GIVEN DATA ▸
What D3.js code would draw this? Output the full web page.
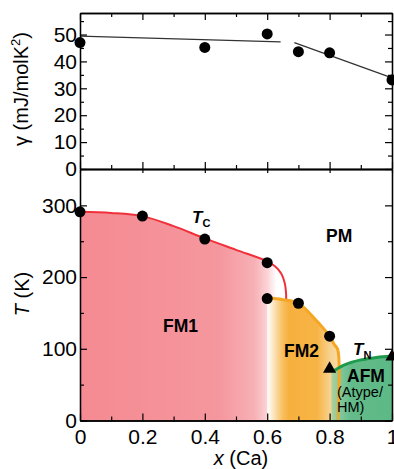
<!DOCTYPE html>
<html>
<head>
<meta charset="utf-8">
<script src="https://cdn.jsdelivr.net/npm/d3@7"></script>
<style>
  body { margin: 0; background: #fff; }
  text { font-family: "Liberation Sans", Arial, sans-serif; }
</style>
</head>
<body>
<script>
// data
const xMajor = [0, 0.2, 0.4, 0.6, 0.8, 1]
const xMinor = [0.1, 0.3, 0.5, 0.7, 0.9]
const gammaTicks = [0, 10, 20, 30, 40, 50]
const gammaMinor = [5, 15, 25, 35, 45, 55]
const tTicks = [0, 100, 200, 300]
const tMinor = [50, 150, 250]

const gammaX = [0, 0.4, 0.6, 0.7, 0.8, 1.0]
const gammaVal = [47, 45.2, 50.2, 43.6, 43.2, 33.1]
const gammaFit1 = [[0, 49.4], [0.643, 47.3]]
const gammaFit2 = [[0.687, 47.0], [1.0, 33.9]]

const tcX = [0, 0.2, 0.4, 0.6]
const tcVal = [291, 285, 253, 220]
const fm2X = [0.6, 0.7, 0.8]
const fm2Val = [170, 163.5, 117.5]
const tnX = [0.8, 1.0]
const tnVal = [72, 89]

const tcCurve = [[0, 291], [0.1, 289.5], [0.2, 285], [0.3, 271], [0.4, 254], [0.5, 238], [0.6, 222], [0.625, 215], [0.645, 205], [0.656, 192], [0.66, 180], [0.661, 168]]
const fm2Curve = [[0.6, 171], [0.65, 168.5], [0.7, 163.5], [0.75, 143], [0.8, 117.5], [0.815, 106], [0.826, 99], [0.826, 0]]
const tnCurve = [[0.812, 69], [0.85, 78], [0.9, 84.5], [0.95, 88], [1.0, 90]]

const w = 394
const h = 469
const left = 80
const right = 392
const svg = d3.select("body").append("svg").attr("width", w).attr("height", h)

const x = d3.scaleLinear().domain([0, 1]).range([left, right])
const yG = d3.scaleLinear().domain([0, 58]).range([169, 13])
const yT = d3.scaleLinear().domain([0, 350]).range([420.5, 169.5])

const defs = svg.append("defs")
function grad(id, stops) {
  const g = defs.append("linearGradient").attr("id", id)
    .attr("gradientUnits", "userSpaceOnUse")
    .attr("x1", x(0)).attr("x2", x(1)).attr("y1", 0).attr("y2", 0)
  stops.forEach((s) => g.append("stop").attr("offset", s[0]).attr("stop-color", s[1]))
}
grad("pink", [[0, "#f58a92"], [0.45, "#f5979e"], [0.56, "#f7b1b6"], [0.6, "#fbd3d6"], [0.63, "#ffffff"]])
grad("orange", [[0.6, "#ffffff"], [0.615, "#fdecd2"], [0.65, "#f8bf5e"], [0.67, "#f7b03e"], [0.76, "#f7b445"], [0.8, "#f8d08c"], [0.83, "#f6dca8"]])
grad("green", [[0.8, "#cfe6c2"], [0.83, "#86c99e"], [0.87, "#63bb89"], [1, "#5cb986"]])

const line = d3.line().x((d) => x(d[0])).curve(d3.curveCatmullRom)
const lineT = line.y((d) => yT(d[1]))

// regions
svg.append("path")
  .attr("d", lineT(tcCurve) + `L${x(0.661)},${yT(0)}L${x(0)},${yT(0)}Z`)
  .attr("fill", "url(#pink)")
svg.append("path")
  .attr("d", `M${x(0.6)},${yT(0)}` + lineT(fm2Curve).replace("M", "L") + "Z")
  .attr("fill", "url(#orange)")
svg.append("path")
  .attr("d", lineT(tnCurve.slice(0, 1).concat(tnCurve)) + `L${x(1)},${yT(0)}L${x(0.806)},${yT(0)}L${x(0.806)},${yT(69)}Z`)
  .attr("fill", "url(#green)")

// boundary lines
svg.append("path").attr("d", lineT(tcCurve)).attr("fill", "none")
  .attr("stroke", "#f0303a").attr("stroke-width", 2)
svg.append("path").attr("d", lineT(fm2Curve)).attr("fill", "none")
  .attr("stroke", "#f5a623").attr("stroke-width", 3)
svg.append("path")
  .attr("d", `M${x(0.806)},${yT(69)}L${x(0.826)},${yT(69)}L${x(0.826)},${yT(0)}L${x(0.806)},${yT(0)}Z`)
  .attr("fill", "#9cc489").attr("opacity", 0.55)
svg.append("path").attr("d", lineT(tnCurve)).attr("fill", "none")
  .attr("stroke", "#1e9a4c").attr("stroke-width", 3)

// gamma fits
const lineG = d3.line().x((d) => x(d[0])).y((d) => yG(d[1]))
;[gammaFit1, gammaFit2].forEach((f) => {
  svg.append("path").attr("d", lineG(f)).attr("stroke", "#333").attr("stroke-width", 1.2).attr("fill", "none")
})

// axes
function ax(gen, tx, ty, ticks, size, labels, pad) {
  const a = gen.tickValues(ticks).tickSizeInner(size).tickSizeOuter(0).tickPadding(pad || 3)
  a.tickFormat(labels ? (d) => String(d) : "")
  const g = svg.append("g").attr("transform", `translate(${tx},${ty})`).call(a)
  g.selectAll("line").attr("stroke", "#000").attr("stroke-width", 1.2)
  g.select(".domain").attr("stroke", "#000").attr("stroke-width", 1.3)
  g.selectAll("text").attr("font-size", 21).attr("fill", "#000")
    .style("font-family", '"Liberation Sans", Arial, sans-serif')
  return g
}
// top panel
ax(d3.axisTop(x), 0, 13, xMajor, -7)
ax(d3.axisTop(x), 0, 13, xMinor, -4)
ax(d3.axisBottom(x), 0, 169, xMajor, -7)
ax(d3.axisBottom(x), 0, 169, xMajor, 4)
ax(d3.axisBottom(x), 0, 169, xMinor, -4)
ax(d3.axisLeft(yG), left, 0, gammaTicks, -7, true, 3)
ax(d3.axisLeft(yG), left, 0, gammaMinor, -4)
ax(d3.axisRight(yG), right, 0, gammaTicks, -7)
ax(d3.axisRight(yG), right, 0, gammaMinor, -4)
// bottom panel
ax(d3.axisBottom(x), 0, 420.5, xMajor, -7, true, 9)
ax(d3.axisBottom(x), 0, 420.5, xMinor, -4)
ax(d3.axisLeft(yT), left, 0, tTicks, -7, true, 3)
ax(d3.axisLeft(yT), left, 0, tMinor, -4)
ax(d3.axisRight(yT), right, 0, tTicks, -7)
ax(d3.axisRight(yT), right, 0, tMinor, -4)

// points
svg.selectAll(".g").data(gammaX).enter().append("circle")
  .attr("cx", (d) => x(d)).attr("cy", (d, i) => yG(gammaVal[i])).attr("r", 5.5).attr("fill", "#000")
const tPts = tcX.map((d, i) => [d, tcVal[i]]).concat(fm2X.map((d, i) => [d, fm2Val[i]]))
svg.selectAll(".t").data(tPts).enter().append("circle")
  .attr("cx", (d) => x(d[0])).attr("cy", (d) => yT(d[1])).attr("r", 5.5).attr("fill", "#000")
svg.selectAll(".n").data(tnX).enter().append("path")
  .attr("d", d3.symbol(d3.symbolTriangle).size(75))
  .attr("transform", (d, i) => `translate(${x(d)},${yT(tnVal[i])})`).attr("fill", "#000")

// labels
svg.append("text").attr("transform", "translate(28,89) rotate(-90)").attr("text-anchor", "middle")
  .attr("font-size", 20).html('γ (mJ/molK<tspan dy="-8" font-size="13">2</tspan><tspan dy="8">)</tspan>')
svg.append("text").attr("transform", "translate(29,294) rotate(-90)").attr("text-anchor", "middle")
  .attr("font-size", 20).html('<tspan font-style="italic">T</tspan> (K)')
svg.append("text").attr("x", 241).attr("y", 465).attr("text-anchor", "middle")
  .attr("font-size", 20).html('<tspan font-style="italic">x</tspan> (Ca)')

function lab(tx, ty, txt, size, bold) {
  svg.append("text").attr("x", tx).attr("y", ty).attr("font-size", size)
    .attr("font-weight", bold ? "bold" : "normal").html(txt)
}
lab(192, 223, '<tspan font-style="italic">T</tspan><tspan font-size="11" dy="4">C</tspan>', 17, true)
lab(353, 355, '<tspan font-style="italic">T</tspan><tspan font-size="11" dy="4">N</tspan>', 17, true)
lab(326, 242, "PM", 17.5, true)
lab(163, 332, "FM1", 17.5, true)
lab(284, 357, "FM2", 17.5, true)
lab(347, 382, "AFM", 17.5, true)
lab(337, 397, "(Atype/", 14.5, false)
lab(337, 412, "HM)", 14.5, false)
</script>
</body>
</html>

AIM ▸
Leave out any pictures, please, and quote only the lines from the top of the data through the line that contains "88], [1.0, 90]]".

PROBLEM SOLUTION ▸
What D3.js code would draw this? Output the full web page.
<!DOCTYPE html>
<html>
<head>
<meta charset="utf-8">
<script src="https://cdn.jsdelivr.net/npm/d3@7"></script>
<style>
  body { margin: 0; background: #fff; }
  text { font-family: "Liberation Sans", Arial, sans-serif; }
</style>
</head>
<body>
<script>
// data
const xMajor = [0, 0.2, 0.4, 0.6, 0.8, 1]
const xMinor = [0.1, 0.3, 0.5, 0.7, 0.9]
const gammaTicks = [0, 10, 20, 30, 40, 50]
const gammaMinor = [5, 15, 25, 35, 45, 55]
const tTicks = [0, 100, 200, 300]
const tMinor = [50, 150, 250]

const gammaX = [0, 0.4, 0.6, 0.7, 0.8, 1.0]
const gammaVal = [47, 45.2, 50.2, 43.6, 43.2, 33.1]
const gammaFit1 = [[0, 49.4], [0.643, 47.3]]
const gammaFit2 = [[0.687, 47.0], [1.0, 33.9]]

const tcX = [0, 0.2, 0.4, 0.6]
const tcVal = [291, 285, 253, 220]
const fm2X = [0.6, 0.7, 0.8]
const fm2Val = [170, 163.5, 117.5]
const tnX = [0.8, 1.0]
const tnVal = [72, 89]

const tcCurve = [[0, 291], [0.1, 289.5], [0.2, 285], [0.3, 271], [0.4, 254], [0.5, 238], [0.6, 222], [0.625, 215], [0.645, 205], [0.656, 192], [0.66, 180], [0.661, 168]]
const fm2Curve = [[0.6, 171], [0.65, 168.5], [0.7, 163.5], [0.75, 143], [0.8, 117.5], [0.815, 106], [0.826, 99], [0.826, 0]]
const tnCurve = [[0.812, 69], [0.85, 78], [0.9, 84.5], [0.95, 88], [1.0, 90]]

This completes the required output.